Suyus Windayana, Kepala PPID KATR/BPN mengatakan, masih menunggu putusan dari MA. Mereka akan mendiskusikan lebih lanjut atas hasil putusan ini.
“Saya akan diskusikan dahulu dengan Sekjen, Dirjen Penanganan Sengketa dan Pak Menteri untuk tindak lanjut hasil putusan.”
Belum tuntas
Masih soal sengketa informasi, Kamis, (16/2/17), PTTUN memutuskan menerima banding Kementerian Lingkungan Hidup dan Kehutanan yang keberatan dengan putusan KIP yang memenangkan gugatan Greenpeace. Gugatan yang tak dikabulkan terkait data format shapefile (.shp) atas enam jenis informasi pengelolaan hutan di Indonesia.
Peta yang jadi permintaan Greenpeace agar terbuka, pertama, peta tutupan tutupan lahan Indonesia 2012, kedua, peta tutupan lahan Indonesia 2013, ketiga, izin dan lampiran peta konsesi HTI berdasarkan SK.2382/Menhut-VI/BRPUK/2015.
Keempat, izin dan lampiran peta konsesi HPH berdasarkan SK.2382/Menhut-VI/BRPUK/2015. Kelima, izin dan lampiran peta pelepasan kawasan untuk perkebunan sawit. Keenam, izin dan lampiran peta pinjam pakai kawasan hutan untuk pertambangan.
”Benar (banding KLHK diterima PTTUN-red.),” kata Djati Witjaksono Hadi, Kepala Biro Humas KLHK , baru-baru ini. Hasil putusan PTTUN Jakarta membatalkan putusan KIP yang membuka data peta format shp.
Greenpeace, katanya, boleh melihat format shp di kementerian, dapat mencetak, tetapi tak boleh membawa soft file shp itu. Pasalnya, file shp dapat berubah baik peta, data dan informasi oleh pihak yang memanfaatkan. ”Kita tak dapat melacak siapa yang melakukan perubahan.”

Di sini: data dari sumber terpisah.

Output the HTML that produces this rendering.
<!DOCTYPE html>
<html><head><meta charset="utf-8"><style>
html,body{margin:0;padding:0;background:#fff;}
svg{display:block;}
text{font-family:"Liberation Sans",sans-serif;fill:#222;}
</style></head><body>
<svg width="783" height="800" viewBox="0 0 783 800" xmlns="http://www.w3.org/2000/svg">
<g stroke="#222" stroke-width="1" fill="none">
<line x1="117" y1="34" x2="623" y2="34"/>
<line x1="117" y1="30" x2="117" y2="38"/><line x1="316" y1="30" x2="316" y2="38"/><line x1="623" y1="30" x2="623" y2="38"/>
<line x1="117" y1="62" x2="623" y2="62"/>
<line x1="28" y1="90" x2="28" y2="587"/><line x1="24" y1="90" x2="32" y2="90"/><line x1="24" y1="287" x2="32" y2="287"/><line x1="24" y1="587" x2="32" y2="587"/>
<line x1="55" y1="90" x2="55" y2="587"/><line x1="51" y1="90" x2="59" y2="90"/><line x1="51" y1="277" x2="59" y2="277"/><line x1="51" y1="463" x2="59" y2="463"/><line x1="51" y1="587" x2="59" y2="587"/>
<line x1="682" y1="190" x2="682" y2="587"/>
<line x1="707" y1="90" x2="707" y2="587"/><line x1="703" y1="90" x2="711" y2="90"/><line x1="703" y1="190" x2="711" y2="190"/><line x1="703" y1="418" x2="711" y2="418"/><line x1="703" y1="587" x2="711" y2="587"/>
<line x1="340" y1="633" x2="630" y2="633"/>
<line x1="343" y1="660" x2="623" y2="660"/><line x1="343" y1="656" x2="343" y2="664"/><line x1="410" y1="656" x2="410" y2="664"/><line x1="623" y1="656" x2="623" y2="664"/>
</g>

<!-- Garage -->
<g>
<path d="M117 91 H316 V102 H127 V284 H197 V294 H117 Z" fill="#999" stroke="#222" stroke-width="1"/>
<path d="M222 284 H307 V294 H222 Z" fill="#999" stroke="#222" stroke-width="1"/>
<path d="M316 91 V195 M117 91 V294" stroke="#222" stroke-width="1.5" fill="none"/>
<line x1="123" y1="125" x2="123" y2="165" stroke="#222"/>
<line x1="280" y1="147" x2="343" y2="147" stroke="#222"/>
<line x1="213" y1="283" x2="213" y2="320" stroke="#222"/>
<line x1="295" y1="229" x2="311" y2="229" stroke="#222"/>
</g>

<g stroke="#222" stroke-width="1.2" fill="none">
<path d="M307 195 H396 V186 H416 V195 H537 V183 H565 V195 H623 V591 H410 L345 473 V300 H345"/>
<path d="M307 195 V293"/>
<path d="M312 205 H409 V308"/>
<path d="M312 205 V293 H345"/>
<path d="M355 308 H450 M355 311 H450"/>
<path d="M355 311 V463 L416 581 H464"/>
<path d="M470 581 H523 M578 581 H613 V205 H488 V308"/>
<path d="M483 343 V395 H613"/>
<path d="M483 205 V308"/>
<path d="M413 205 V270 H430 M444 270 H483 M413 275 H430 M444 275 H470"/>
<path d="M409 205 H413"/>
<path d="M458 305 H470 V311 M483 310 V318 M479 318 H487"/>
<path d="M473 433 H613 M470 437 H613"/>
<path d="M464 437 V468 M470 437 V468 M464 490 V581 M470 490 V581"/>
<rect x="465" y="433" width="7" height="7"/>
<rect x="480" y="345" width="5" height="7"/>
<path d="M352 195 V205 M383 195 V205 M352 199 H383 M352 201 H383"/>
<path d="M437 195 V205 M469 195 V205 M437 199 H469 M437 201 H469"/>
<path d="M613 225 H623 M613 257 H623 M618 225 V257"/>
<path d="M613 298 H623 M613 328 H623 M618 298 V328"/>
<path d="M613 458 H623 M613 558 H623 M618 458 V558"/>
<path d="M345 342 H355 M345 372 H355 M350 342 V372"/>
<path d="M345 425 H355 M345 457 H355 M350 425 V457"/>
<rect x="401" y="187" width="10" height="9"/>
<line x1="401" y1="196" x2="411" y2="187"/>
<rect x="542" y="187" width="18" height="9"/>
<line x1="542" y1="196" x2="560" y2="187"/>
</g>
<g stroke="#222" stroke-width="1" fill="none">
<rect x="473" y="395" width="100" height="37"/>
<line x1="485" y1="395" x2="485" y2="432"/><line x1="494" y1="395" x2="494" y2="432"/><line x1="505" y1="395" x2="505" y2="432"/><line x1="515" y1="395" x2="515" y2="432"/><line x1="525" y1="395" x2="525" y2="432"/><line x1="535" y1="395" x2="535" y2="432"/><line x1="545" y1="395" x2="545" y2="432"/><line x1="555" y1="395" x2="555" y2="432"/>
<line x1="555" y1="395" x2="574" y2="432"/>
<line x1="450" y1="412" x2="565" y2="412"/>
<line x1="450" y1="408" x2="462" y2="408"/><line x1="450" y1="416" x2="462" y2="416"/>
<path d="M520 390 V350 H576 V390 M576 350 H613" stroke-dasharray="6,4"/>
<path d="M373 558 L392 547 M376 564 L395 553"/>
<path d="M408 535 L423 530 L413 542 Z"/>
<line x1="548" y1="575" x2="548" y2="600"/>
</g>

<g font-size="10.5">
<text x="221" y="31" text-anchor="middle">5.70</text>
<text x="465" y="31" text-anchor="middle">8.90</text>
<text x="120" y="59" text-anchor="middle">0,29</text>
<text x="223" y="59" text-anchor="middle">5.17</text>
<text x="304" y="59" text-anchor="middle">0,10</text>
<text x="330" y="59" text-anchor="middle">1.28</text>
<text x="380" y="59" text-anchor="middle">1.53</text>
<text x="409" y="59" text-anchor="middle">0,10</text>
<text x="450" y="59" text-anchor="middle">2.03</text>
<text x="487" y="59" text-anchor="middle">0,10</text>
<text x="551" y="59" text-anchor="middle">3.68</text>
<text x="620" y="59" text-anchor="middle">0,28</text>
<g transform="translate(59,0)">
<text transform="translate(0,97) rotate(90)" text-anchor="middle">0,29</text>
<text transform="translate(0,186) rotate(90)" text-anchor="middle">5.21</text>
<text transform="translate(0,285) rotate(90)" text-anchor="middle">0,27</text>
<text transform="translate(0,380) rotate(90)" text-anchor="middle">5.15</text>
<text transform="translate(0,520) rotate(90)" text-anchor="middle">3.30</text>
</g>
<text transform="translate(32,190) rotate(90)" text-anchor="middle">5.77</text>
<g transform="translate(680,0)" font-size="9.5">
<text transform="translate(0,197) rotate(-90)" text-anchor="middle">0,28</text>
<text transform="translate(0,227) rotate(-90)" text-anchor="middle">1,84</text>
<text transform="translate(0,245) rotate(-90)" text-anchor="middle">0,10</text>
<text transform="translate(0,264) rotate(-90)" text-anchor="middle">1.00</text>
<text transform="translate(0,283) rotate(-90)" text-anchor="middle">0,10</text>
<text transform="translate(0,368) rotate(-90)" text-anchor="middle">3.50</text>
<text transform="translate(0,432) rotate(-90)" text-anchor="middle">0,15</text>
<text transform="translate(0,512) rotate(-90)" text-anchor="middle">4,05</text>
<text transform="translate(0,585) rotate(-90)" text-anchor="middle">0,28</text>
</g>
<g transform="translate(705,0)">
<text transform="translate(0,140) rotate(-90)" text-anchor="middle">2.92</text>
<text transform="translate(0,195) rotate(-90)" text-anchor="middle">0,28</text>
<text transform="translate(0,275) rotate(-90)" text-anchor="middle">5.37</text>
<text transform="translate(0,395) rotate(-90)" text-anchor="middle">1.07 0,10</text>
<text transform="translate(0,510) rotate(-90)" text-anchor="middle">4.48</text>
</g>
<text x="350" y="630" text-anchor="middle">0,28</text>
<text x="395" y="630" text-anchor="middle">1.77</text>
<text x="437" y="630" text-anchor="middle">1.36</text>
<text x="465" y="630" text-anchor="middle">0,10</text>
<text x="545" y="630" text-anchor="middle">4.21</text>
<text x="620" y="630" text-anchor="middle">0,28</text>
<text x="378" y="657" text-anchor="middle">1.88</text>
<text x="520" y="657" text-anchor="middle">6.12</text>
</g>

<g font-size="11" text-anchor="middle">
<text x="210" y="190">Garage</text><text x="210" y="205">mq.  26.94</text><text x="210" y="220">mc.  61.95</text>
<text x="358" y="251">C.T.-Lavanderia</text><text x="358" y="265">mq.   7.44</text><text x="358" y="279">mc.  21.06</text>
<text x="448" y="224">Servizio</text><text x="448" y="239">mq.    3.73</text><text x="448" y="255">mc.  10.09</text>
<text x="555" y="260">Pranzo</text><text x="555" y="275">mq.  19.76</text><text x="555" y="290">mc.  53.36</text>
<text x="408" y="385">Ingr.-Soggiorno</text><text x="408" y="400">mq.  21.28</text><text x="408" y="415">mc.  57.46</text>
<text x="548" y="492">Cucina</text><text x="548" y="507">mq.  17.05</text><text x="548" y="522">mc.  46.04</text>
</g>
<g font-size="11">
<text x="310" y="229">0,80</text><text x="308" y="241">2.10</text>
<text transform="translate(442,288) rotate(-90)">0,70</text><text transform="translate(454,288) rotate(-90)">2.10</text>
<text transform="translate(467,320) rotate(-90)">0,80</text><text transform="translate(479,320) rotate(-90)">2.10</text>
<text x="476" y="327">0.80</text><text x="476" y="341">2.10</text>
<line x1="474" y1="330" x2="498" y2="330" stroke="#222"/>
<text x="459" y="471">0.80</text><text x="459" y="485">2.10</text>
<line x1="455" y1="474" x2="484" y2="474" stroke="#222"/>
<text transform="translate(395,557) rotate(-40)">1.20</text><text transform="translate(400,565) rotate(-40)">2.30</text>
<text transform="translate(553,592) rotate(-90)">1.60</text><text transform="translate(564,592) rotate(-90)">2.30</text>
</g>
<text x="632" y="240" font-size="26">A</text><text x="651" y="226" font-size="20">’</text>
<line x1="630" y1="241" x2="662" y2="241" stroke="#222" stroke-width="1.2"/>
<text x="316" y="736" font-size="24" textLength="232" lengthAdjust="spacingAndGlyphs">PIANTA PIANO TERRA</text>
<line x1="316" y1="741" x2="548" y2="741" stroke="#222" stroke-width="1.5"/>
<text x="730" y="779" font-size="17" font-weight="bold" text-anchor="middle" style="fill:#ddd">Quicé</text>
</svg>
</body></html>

Kasus berawal 7 September 2015, Greenpeace mengajukan sengketa informasi ke KIP. Pada sidang terakhir, pada 24 Oktober 2016, KIP mengabulan permohonan Greenpeace dan memerintahkan KLHK memberikan informasi itu. KLHK melawan melalui banding dan dikabulkan PTTUN.
”Ini jelas makin memperkecil peluang masyarakat berpartisipasi dalam mencegah deforestasi dan kebakaran hutan,” kat Rartri Kusumohartono, Jurukampanye Hutan Greenpeace Indonesia.
Dia bilang, dengan keputusan ini membuat tata kelola kehutanan kian redup. Banyak perubahan kawasan hutan, katanya, tak diketahui publik karena data dan informasi sengaja dirahasiakan KLHK.
”Ini langkah mundur KLHK. Mereka membuang waktu dan mengenyampingkan kepentingan puluhan juta orang.”
Greenpeace pun kasasi ke MA atas putusan ini. Organisasi ini juga akan mendesak data-data ini terbuka dan tersedia bagi publik melalui kampanye di luar pengadilan.
Kini, KLHK sedang revisi Permen Nomor 6/2011 tentang Pelayanan Informasi di Lingkungan Hidup dan Permen Kehutanan Nomor 7/2011 terkait Pelayanan Informasi.
Linda mengatakan, dalam revisi itu perlu diperjelas kategori informasi mana yang bisa terbuka dan tidak. ”Itu pangkal dan membuktikan bahwa KLHK masih komit atau tidak terhadap keterbukaan informasi.”
Menurut Djati, masih proses revisi karena penggabungan kementerian dan ada pengaturan peralihan.